When you were working on the book, did you do a lot of research on memory and drugs, or did you rely primarily on your imagination?
I did a huge amount of research on memory drugs. Scientists are discovering switches that trigger long term memory. But I really wanted the kind of memory drug they’d never invent. With all the switches and the new drugs, they never talk about the emotional side. They see the brain as a computer and you just shove in a chip. But how would your personality change? Would the stronger the memories change the way you feel about the present? I needed to invent a cartoon-y, recreational drug to examine issues that we’re going to be examining ten years down the line.
So do you see the book as science fiction?
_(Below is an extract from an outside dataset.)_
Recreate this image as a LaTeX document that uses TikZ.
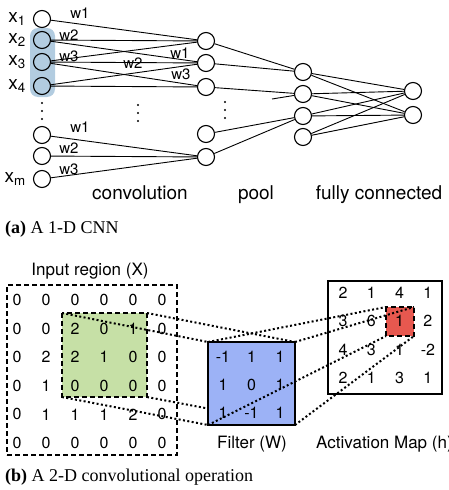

Technically it’s science fiction because I’m taking a technology that doesn’t exist and putting it into our world. I’m saddened by genre divisions -- there’s a lot I think literary people can learn from genre. The whole Hollywood high-concept thing I’m getting more and more excited about. I see it as sort of thinking experiments: an author finds this bizarre thing to put into motion that’s going to play out, that’s going to force us to think in knew ways about familiar subjects. And when you find one of those concepts it’s so great. There are so many authors that I love that do small domestic books. Sometimes I’m very saddened by how many women are doing small domestic things and not doing thinking experiments. Women authors: that’s my call to arms. Stop with the small, domestic. Get out there and do things we’re not expected to be doing.
Speaking of gender stuff, did you find it challenging writing from the perspective of a middle aged man?
At first I didn’t have much sympathy for Win. As I got older, I had more sympathy. I grew to love him even with all his foibles. I was very interested in the guy mid-life crisis. Women have our version, but it’s not as much around ego and performance and success. It hits men really hard. The cultural stereotypes are more powerful and screwed up and difficult for people to measure up to. It was something that was kind of a stretch for me, the challenge of being a woman and looking at men. And I imagined a recreational drug, a club-drug, that guys at their 20th reunion would take. I liked thinking about different kinds of recreational drugs for different populations. Like what if a typical gathering of guys, football heroes with thinning hair, what if they had their own drug?